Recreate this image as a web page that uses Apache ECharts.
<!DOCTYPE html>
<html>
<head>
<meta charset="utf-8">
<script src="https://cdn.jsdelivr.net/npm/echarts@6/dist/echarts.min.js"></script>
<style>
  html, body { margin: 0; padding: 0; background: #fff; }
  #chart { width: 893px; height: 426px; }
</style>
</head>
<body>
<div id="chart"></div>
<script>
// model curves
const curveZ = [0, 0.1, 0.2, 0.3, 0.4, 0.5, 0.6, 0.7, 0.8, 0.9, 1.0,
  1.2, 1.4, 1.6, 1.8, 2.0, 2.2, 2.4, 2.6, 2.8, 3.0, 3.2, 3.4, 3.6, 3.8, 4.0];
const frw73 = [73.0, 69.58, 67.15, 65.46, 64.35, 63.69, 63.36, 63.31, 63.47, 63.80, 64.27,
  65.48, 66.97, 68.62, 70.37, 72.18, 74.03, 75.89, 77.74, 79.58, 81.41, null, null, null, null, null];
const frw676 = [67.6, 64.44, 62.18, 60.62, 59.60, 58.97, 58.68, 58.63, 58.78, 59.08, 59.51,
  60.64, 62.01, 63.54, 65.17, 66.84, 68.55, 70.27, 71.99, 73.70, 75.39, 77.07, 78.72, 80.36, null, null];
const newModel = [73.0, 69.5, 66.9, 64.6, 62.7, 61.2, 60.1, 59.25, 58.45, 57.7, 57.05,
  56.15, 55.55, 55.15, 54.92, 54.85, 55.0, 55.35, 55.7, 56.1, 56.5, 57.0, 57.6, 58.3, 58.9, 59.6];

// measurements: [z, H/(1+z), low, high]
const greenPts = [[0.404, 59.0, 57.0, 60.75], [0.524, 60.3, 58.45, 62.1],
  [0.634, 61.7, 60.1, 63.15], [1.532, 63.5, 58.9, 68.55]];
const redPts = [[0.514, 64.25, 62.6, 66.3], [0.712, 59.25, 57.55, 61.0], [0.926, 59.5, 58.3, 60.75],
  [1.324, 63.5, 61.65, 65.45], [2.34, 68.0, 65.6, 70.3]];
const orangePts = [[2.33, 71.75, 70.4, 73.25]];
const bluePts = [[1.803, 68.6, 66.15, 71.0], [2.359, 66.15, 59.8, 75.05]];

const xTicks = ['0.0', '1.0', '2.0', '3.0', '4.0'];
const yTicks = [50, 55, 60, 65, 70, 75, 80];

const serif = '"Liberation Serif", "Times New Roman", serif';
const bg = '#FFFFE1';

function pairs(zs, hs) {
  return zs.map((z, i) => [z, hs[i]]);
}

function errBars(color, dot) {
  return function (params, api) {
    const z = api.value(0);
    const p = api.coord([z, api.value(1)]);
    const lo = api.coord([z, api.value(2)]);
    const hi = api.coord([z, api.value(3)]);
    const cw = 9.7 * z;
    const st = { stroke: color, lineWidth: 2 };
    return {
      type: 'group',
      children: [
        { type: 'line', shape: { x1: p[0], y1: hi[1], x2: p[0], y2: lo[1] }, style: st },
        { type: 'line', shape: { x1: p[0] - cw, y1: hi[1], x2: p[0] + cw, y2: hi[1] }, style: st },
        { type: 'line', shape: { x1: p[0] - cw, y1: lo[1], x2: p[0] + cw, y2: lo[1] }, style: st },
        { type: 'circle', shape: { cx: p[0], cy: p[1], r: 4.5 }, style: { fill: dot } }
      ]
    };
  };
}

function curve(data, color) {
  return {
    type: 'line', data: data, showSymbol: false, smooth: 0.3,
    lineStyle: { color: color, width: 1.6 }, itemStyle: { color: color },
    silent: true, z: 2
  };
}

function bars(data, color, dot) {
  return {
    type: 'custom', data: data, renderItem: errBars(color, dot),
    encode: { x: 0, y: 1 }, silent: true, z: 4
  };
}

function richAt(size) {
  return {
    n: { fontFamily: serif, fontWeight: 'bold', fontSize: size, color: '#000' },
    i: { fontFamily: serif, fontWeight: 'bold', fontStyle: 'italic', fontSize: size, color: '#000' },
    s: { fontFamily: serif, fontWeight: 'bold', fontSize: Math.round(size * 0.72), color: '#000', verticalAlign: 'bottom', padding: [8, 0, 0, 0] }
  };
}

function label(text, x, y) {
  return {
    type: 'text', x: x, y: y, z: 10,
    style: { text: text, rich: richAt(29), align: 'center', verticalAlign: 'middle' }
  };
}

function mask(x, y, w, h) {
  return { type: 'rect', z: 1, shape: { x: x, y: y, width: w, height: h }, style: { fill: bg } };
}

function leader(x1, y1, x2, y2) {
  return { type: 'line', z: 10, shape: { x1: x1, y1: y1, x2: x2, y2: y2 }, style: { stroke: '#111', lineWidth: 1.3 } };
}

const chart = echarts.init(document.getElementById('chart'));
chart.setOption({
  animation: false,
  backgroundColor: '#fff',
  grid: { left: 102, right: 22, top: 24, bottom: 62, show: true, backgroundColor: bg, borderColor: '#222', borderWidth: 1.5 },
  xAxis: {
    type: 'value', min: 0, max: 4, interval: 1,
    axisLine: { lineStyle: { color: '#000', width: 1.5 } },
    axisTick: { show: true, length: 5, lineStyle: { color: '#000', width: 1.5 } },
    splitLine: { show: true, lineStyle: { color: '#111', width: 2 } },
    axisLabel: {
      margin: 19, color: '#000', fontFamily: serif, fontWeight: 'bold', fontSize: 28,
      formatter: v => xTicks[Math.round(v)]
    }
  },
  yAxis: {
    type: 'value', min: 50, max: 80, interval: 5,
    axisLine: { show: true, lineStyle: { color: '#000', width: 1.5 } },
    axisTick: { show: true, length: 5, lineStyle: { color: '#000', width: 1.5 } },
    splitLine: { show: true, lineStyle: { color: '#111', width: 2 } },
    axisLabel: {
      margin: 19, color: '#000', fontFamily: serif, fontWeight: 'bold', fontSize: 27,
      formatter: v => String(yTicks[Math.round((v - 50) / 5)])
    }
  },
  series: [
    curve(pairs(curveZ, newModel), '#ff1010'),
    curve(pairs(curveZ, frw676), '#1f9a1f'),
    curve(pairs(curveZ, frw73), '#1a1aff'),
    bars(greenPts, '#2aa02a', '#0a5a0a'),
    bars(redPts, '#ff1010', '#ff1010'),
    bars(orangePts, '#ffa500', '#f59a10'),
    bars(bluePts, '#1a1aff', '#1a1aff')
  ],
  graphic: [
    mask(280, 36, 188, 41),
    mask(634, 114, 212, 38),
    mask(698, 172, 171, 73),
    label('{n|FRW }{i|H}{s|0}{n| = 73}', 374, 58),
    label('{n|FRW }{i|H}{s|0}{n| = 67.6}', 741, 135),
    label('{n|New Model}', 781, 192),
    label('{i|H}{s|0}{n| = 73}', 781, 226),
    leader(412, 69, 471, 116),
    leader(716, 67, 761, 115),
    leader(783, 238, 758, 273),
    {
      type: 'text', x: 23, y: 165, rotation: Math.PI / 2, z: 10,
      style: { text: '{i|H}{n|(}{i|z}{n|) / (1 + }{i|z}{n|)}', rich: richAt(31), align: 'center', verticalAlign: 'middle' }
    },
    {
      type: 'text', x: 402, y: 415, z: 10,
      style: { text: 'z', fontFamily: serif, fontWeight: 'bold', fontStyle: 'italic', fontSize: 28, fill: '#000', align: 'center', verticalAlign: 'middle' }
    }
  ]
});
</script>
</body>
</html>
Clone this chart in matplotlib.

* [Task description]
Each line of the listing should be copied exactly.

* [Answer for the task]
Recreate this image as a web page that uses Apache ECharts.
<!DOCTYPE html>
<html>
<head>
<meta charset="utf-8">
<script src="https://cdn.jsdelivr.net/npm/echarts@6/dist/echarts.min.js"></script>
<style>
  html, body { margin: 0; padding: 0; background: #fff; }
  #chart { width: 893px; height: 426px; }
</style>
</head>
<body>
<div id="chart"></div>
<script>
// model curves
const curveZ = [0, 0.1, 0.2, 0.3, 0.4, 0.5, 0.6, 0.7, 0.8, 0.9, 1.0,
  1.2, 1.4, 1.6, 1.8, 2.0, 2.2, 2.4, 2.6, 2.8, 3.0, 3.2, 3.4, 3.6, 3.8, 4.0];
const frw73 = [73.0, 69.58, 67.15, 65.46, 64.35, 63.69, 63.36, 63.31, 63.47, 63.80, 64.27,
  65.48, 66.97, 68.62, 70.37, 72.18, 74.03, 75.89, 77.74, 79.58, 81.41, null, null, null, null, null];
const frw676 = [67.6, 64.44, 62.18, 60.62, 59.60, 58.97, 58.68, 58.63, 58.78, 59.08, 59.51,
  60.64, 62.01, 63.54, 65.17, 66.84, 68.55, 70.27, 71.99, 73.70, 75.39, 77.07, 78.72, 80.36, null, null];
const newModel = [73.0, 69.5, 66.9, 64.6, 62.7, 61.2, 60.1, 59.25, 58.45, 57.7, 57.05,
  56.15, 55.55, 55.15, 54.92, 54.85, 55.0, 55.35, 55.7, 56.1, 56.5, 57.0, 57.6, 58.3, 58.9, 59.6];

// measurements: [z, H/(1+z), low, high]
const greenPts = [[0.404, 59.0, 57.0, 60.75], [0.524, 60.3, 58.45, 62.1],
  [0.634, 61.7, 60.1, 63.15], [1.532, 63.5, 58.9, 68.55]];
const redPts = [[0.514, 64.25, 62.6, 66.3], [0.712, 59.25, 57.55, 61.0], [0.926, 59.5, 58.3, 60.75],
  [1.324, 63.5, 61.65, 65.45], [2.34, 68.0, 65.6, 70.3]];
const orangePts = [[2.33, 71.75, 70.4, 73.25]];
const bluePts = [[1.803, 68.6, 66.15, 71.0], [2.359, 66.15, 59.8, 75.05]];

const xTicks = ['0.0', '1.0', '2.0', '3.0', '4.0'];
const yTicks = [50, 55, 60, 65, 70, 75, 80];

const serif = '"Liberation Serif", "Times New Roman", serif';
const bg = '#FFFFE1';

function pairs(zs, hs) {
  return zs.map((z, i) => [z, hs[i]]);
}

function errBars(color, dot) {
  return function (params, api) {
    const z = api.value(0);
    const p = api.coord([z, api.value(1)]);
    const lo = api.coord([z, api.value(2)]);
    const hi = api.coord([z, api.value(3)]);
    const cw = 9.7 * z;
    const st = { stroke: color, lineWidth: 2 };
    return {
      type: 'group',
      children: [
        { type: 'line', shape: { x1: p[0], y1: hi[1], x2: p[0], y2: lo[1] }, style: st },
        { type: 'line', shape: { x1: p[0] - cw, y1: hi[1], x2: p[0] + cw, y2: hi[1] }, style: st },
        { type: 'line', shape: { x1: p[0] - cw, y1: lo[1], x2: p[0] + cw, y2: lo[1] }, style: st },
        { type: 'circle', shape: { cx: p[0], cy: p[1], r: 4.5 }, style: { fill: dot } }
      ]
    };
  };
}

function curve(data, color) {
  return {
    type: 'line', data: data, showSymbol: false, smooth: 0.3,
    lineStyle: { color: color, width: 1.6 }, itemStyle: { color: color },
    silent: true, z: 2
  };
}

function bars(data, color, dot) {
  return {
    type: 'custom', data: data, renderItem: errBars(color, dot),
    encode: { x: 0, y: 1 }, silent: true, z: 4
  };
}

function richAt(size) {
  return {
    n: { fontFamily: serif, fontWeight: 'bold', fontSize: size, color: '#000' },
    i: { fontFamily: serif, fontWeight: 'bold', fontStyle: 'italic', fontSize: size, color: '#000' },
    s: { fontFamily: serif, fontWeight: 'bold', fontSize: Math.round(size * 0.72), color: '#000', verticalAlign: 'bottom', padding: [8, 0, 0, 0] }
  };
}

function label(text, x, y) {
  return {
    type: 'text', x: x, y: y, z: 10,
    style: { text: text, rich: richAt(29), align: 'center', verticalAlign: 'middle' }
  };
}

function mask(x, y, w, h) {
  return { type: 'rect', z: 1, shape: { x: x, y: y, width: w, height: h }, style: { fill: bg } };
}

function leader(x1, y1, x2, y2) {
  return { type: 'line', z: 10, shape: { x1: x1, y1: y1, x2: x2, y2: y2 }, style: { stroke: '#111', lineWidth: 1.3 } };
}

const chart = echarts.init(document.getElementById('chart'));
chart.setOption({
  animation: false,
  backgroundColor: '#fff',
  grid: { left: 102, right: 22, top: 24, bottom: 62, show: true, backgroundColor: bg, borderColor: '#222', borderWidth: 1.5 },
  xAxis: {
    type: 'value', min: 0, max: 4, interval: 1,
    axisLine: { lineStyle: { color: '#000', width: 1.5 } },
    axisTick: { show: true, length: 5, lineStyle: { color: '#000', width: 1.5 } },
    splitLine: { show: true, lineStyle: { color: '#111', width: 2 } },
    axisLabel: {
      margin: 19, color: '#000', fontFamily: serif, fontWeight: 'bold', fontSize: 28,
      formatter: v => xTicks[Math.round(v)]
    }
  },
  yAxis: {
    type: 'value', min: 50, max: 80, interval: 5,
    axisLine: { show: true, lineStyle: { color: '#000', width: 1.5 } },
    axisTick: { show: true, length: 5, lineStyle: { color: '#000', width: 1.5 } },
    splitLine: { show: true, lineStyle: { color: '#111', width: 2 } },
    axisLabel: {
      margin: 19, color: '#000', fontFamily: serif, fontWeight: 'bold', fontSize: 27,
      formatter: v => String(yTicks[Math.round((v - 50) / 5)])
    }
  },
  series: [
    curve(pairs(curveZ, newModel), '#ff1010'),
    curve(pairs(curveZ, frw676), '#1f9a1f'),
    curve(pairs(curveZ, frw73), '#1a1aff'),
    bars(greenPts, '#2aa02a', '#0a5a0a'),
    bars(redPts, '#ff1010', '#ff1010'),
    bars(orangePts, '#ffa500', '#f59a10'),
    bars(bluePts, '#1a1aff', '#1a1aff')
  ],
  graphic: [
    mask(280, 36, 188, 41),
    mask(634, 114, 212, 38),
    mask(698, 172, 171, 73),
    label('{n|FRW }{i|H}{s|0}{n| = 73}', 374, 58),
    label('{n|FRW }{i|H}{s|0}{n| = 67.6}', 741, 135),
    label('{n|New Model}', 781, 192),
    label('{i|H}{s|0}{n| = 73}', 781, 226),
    leader(412, 69, 471, 116),
    leader(716, 67, 761, 115),
    leader(783, 238, 758, 273),
    {
      type: 'text', x: 23, y: 165, rotation: Math.PI / 2, z: 10,
      style: { text: '{i|H}{n|(}{i|z}{n|) / (1 + }{i|z}{n|)}', rich: richAt(31), align: 'center', verticalAlign: 'middle' }
    },
    {
      type: 'text', x: 402, y: 415, z: 10,
      style: { text: 'z', fontFamily: serif, fontWeight: 'bold', fontStyle: 'italic', fontSize: 28, fill: '#000', align: 'center', verticalAlign: 'middle' }
    }
  ]
});
</script>
</body>
</html>
Clone this chart in matplotlib.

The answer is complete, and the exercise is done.